Kyuubi <> ZooKeeper connection
Kyuubi integration with ZooKeeper can be secured by enabling encryption for the ZooKeeper K8s charm. See the Kafka K8s how-to enable TLS user guide for more information on how to enable and customize encryption for ZooKeeper.
Spark History Server client connection
Spark History Server implements encryption terminated at ingress-level. Therefore, internal Kubernetes communication between ingress and Spark History Server is unencrypted. To enable encryption, see the how-to expose Spark History Server user guide.
Kyuubi Client <> Kyuubi Server connection
The Kyuubi charm exposes a JDBC compliant endpoint which can be connected using JDBC compliant clients, like Beeline. Encryption is currently not supported and it is planned for 25.04.
Spark jobs communications
To secure the RPC channel used for communication between driver and executor, use the dedicated Apache Spark properties. Refer to the how-to manage spark accounts for more information on how to customize the Apache Spark service account with additional properties, or the Spark Configuration Management explanation page for more information on how Spark workload can be further configured.
Authentication
Charmed Apache Spark K8s provides external authentication capabilities for:
- Kubernetes API
- Spark History Server
- Kyuubi JDBC endpoint
Kubernetes API
Authentication to the Kubernetes API follows standard implementations, as described in the upstream Kubernetes documentation. Please make sure that the distribution being used supports the authentication used by clients, and that the Kubernetes cluster has been correctly configured.
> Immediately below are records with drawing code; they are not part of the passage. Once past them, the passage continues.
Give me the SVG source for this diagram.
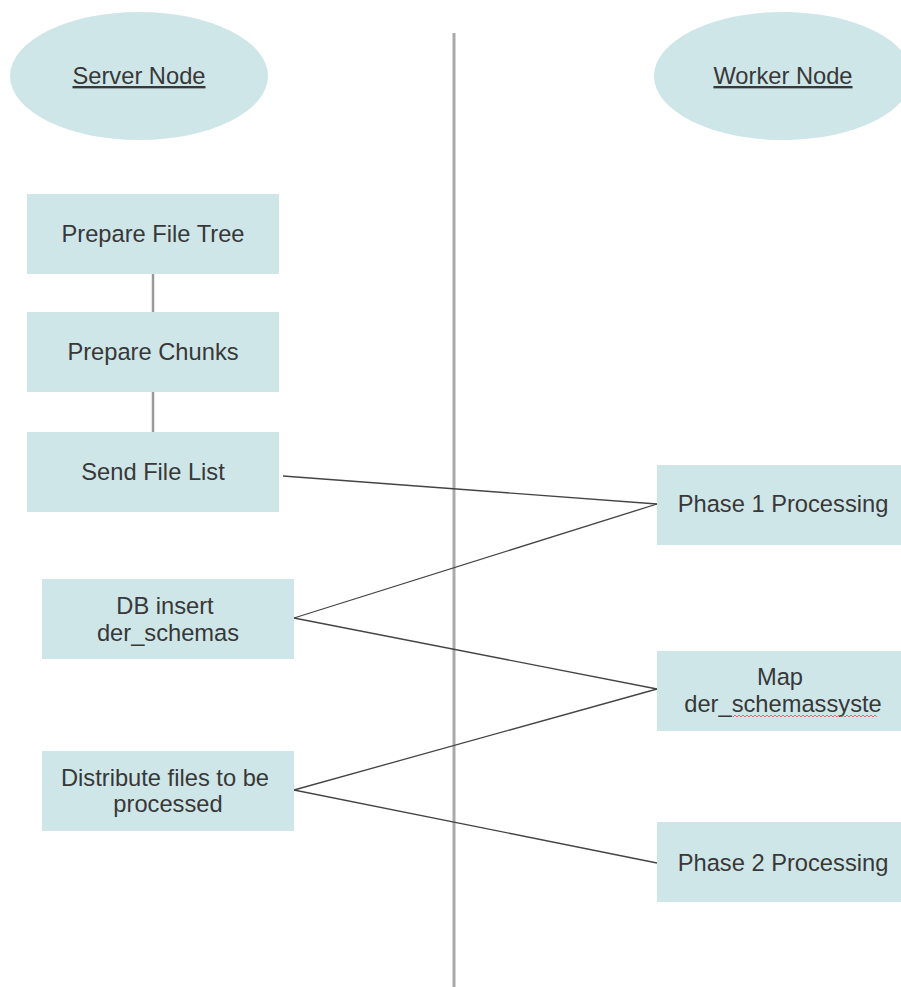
<svg xmlns="http://www.w3.org/2000/svg" width="901" height="987" viewBox="0 0 901 987">
<style>
.shape{fill:#cfe6e8}
.lbl{font-family:"Liberation Sans",Arial,sans-serif;font-size:23.7px;fill:#383838;text-anchor:middle}
.ul{text-decoration:underline}
.conn{stroke:#444;stroke-width:1.3;fill:none}
.vconn{stroke:#999;stroke-width:2.5;fill:none}
</style>
<rect width="901" height="987" fill="#fff"/>
<line x1="454" y1="33" x2="454" y2="987" stroke="#aaa" stroke-width="3"/>
<g id="connectors">
<line class="vconn" x1="153" y1="274" x2="153" y2="312"/>
<line class="vconn" x1="153" y1="392" x2="153" y2="432"/>
<line class="conn" x1="283" y1="476" x2="657" y2="504"/>
<line class="conn" x1="294" y1="618" x2="657" y2="504"/>
<line class="conn" x1="294" y1="618" x2="657" y2="689"/>
<line class="conn" x1="294" y1="790" x2="657" y2="689"/>
<line class="conn" x1="294" y1="790" x2="657" y2="863"/>
</g>
<g id="server-node">
<ellipse class="shape" cx="139" cy="76" rx="129" ry="64"/>
<text class="lbl ul" x="139" y="84">Server Node</text>
</g>
<g id="worker-node">
<ellipse class="shape" cx="783" cy="76" rx="129" ry="64"/>
<text class="lbl ul" x="783" y="84">Worker Node</text>
</g>
<g id="prepare-file-tree">
<rect class="shape" x="27" y="194" width="252" height="80"/>
<text class="lbl" x="153" y="242">Prepare File Tree</text>
</g>
<g id="prepare-chunks">
<rect class="shape" x="27" y="312" width="252" height="80"/>
<text class="lbl" x="153" y="360">Prepare Chunks</text>
</g>
<g id="send-file-list">
<rect class="shape" x="27" y="432" width="252" height="80"/>
<text class="lbl" x="153" y="480">Send File List</text>
</g>
<g id="db-insert">
<rect class="shape" x="42" y="579" width="252" height="80"/>
<text class="lbl" x="165" y="614">DB insert</text>
<text class="lbl" x="168" y="641">der_schemas</text>
</g>
<g id="distribute">
<rect class="shape" x="42" y="751" width="252" height="80"/>
<text class="lbl" x="165" y="786">Distribute files to be</text>
<text class="lbl" x="168" y="812">processed</text>
</g>
<g id="phase1">
<rect class="shape" x="657" y="465" width="260" height="80"/>
<text class="lbl" x="783" y="512">Phase 1 Processing</text>
</g>
<g id="map">
<rect class="shape" x="657" y="651" width="260" height="80"/>
<text class="lbl" x="780" y="685">Map</text>
<text class="lbl" x="783" y="712">der_schemassyste</text>
<path d="M733 717 l2 -2 l2 2 l2 -2 l2 2 l2 -2 l2 2 l2 -2 l2 2 l2 -2 l2 2 l2 -2 l2 2 l2 -2 l2 2 l2 -2 l2 2 l2 -2 l2 2 l2 -2 l2 2 l2 -2 l2 2 l2 -2 l2 2 l2 -2 l2 2 l2 -2 l2 2 l2 -2 l2 2 l2 -2 l2 2 l2 -2 l2 2 l2 -2 l2 2 l2 -2 l2 2 l2 -2 l2 2 l2 -2 l2 2 l2 -2 l2 2 l2 -2 l2 2 l2 -2 l2 2 l2 -2 l2 2 l2 -2 l2 2 l2 -2 l2 2 l2 -2 l2 2 l2 -2 l2 2 l2 -2 l2 2 l2 -2 l2 2 l2 -2 l2 2 l2 -2 l2 2 l2 -2 l2 2 l2 -2 l2 2 l2 -2 l2 2" fill="none" stroke="#e05050" stroke-width="0.8"/>
</g>
<g id="phase2">
<rect class="shape" x="657" y="822" width="260" height="80"/>
<text class="lbl" x="783" y="871">Phase 2 Processing</text>
</g>
</svg>
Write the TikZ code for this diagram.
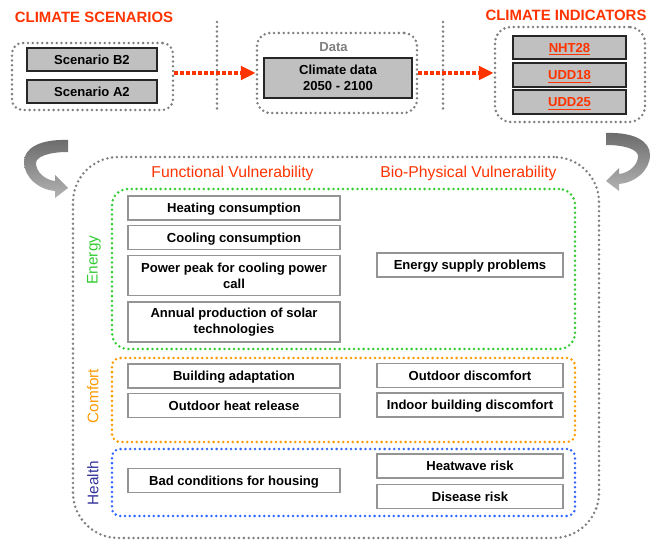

Generally, client applications store credentials information locally in a KUBECONFIG
file.
On the other hand, pods created by the charms and the Spark Job workloads receive credentials via shared secrets, mounted to the default locations /var/run/secrets/kubernetes.io/serviceaccount/
.
See the upstream documentation for more information.
Spark History Server
Authentication can be enabled in the Spark History Server when exposed using Traefik by leveraging on the Oath Keeper integration, that provides a cloud native Identity & Access Proxy (IAP) and Access Control Decision API able to authenticates, authorizes, and mutates incoming HTTP(s) requests, fully-integrated with the Canonical Identity Platform.
Refer to the how-to enable authorization in the Spark history server user guide for more information. From a permission-wise point of view, white lists of authorised users can be provided using the Spark History Server charm configuration option.
Kyuubi JDBC endpoint
Authentication can be enabled for Kyuubi via its integration with PostgreSQL charm on the auth-db
interface. Currently only one admin user is enabled, whose credentials can be retrieved
using the get-jdbc-endpoint
action.
Monitoring and auditing
Charmed Apache Spark provides native integration with the Canonical Observability Stack (COS). To reduce the blast radius of infrastructure disruptions, the general recommendation is to deploy COS and the observed application into separate environments, isolated from one another. Refer to the COS production deployments best practices page for more information.
For more information on how to enable and customise monitoring with COS, see the Guide.
Additional resources
For further information and details on the security and cryptographic specifications used by Charmed Apache Spark, please refer to the Security Explanation page.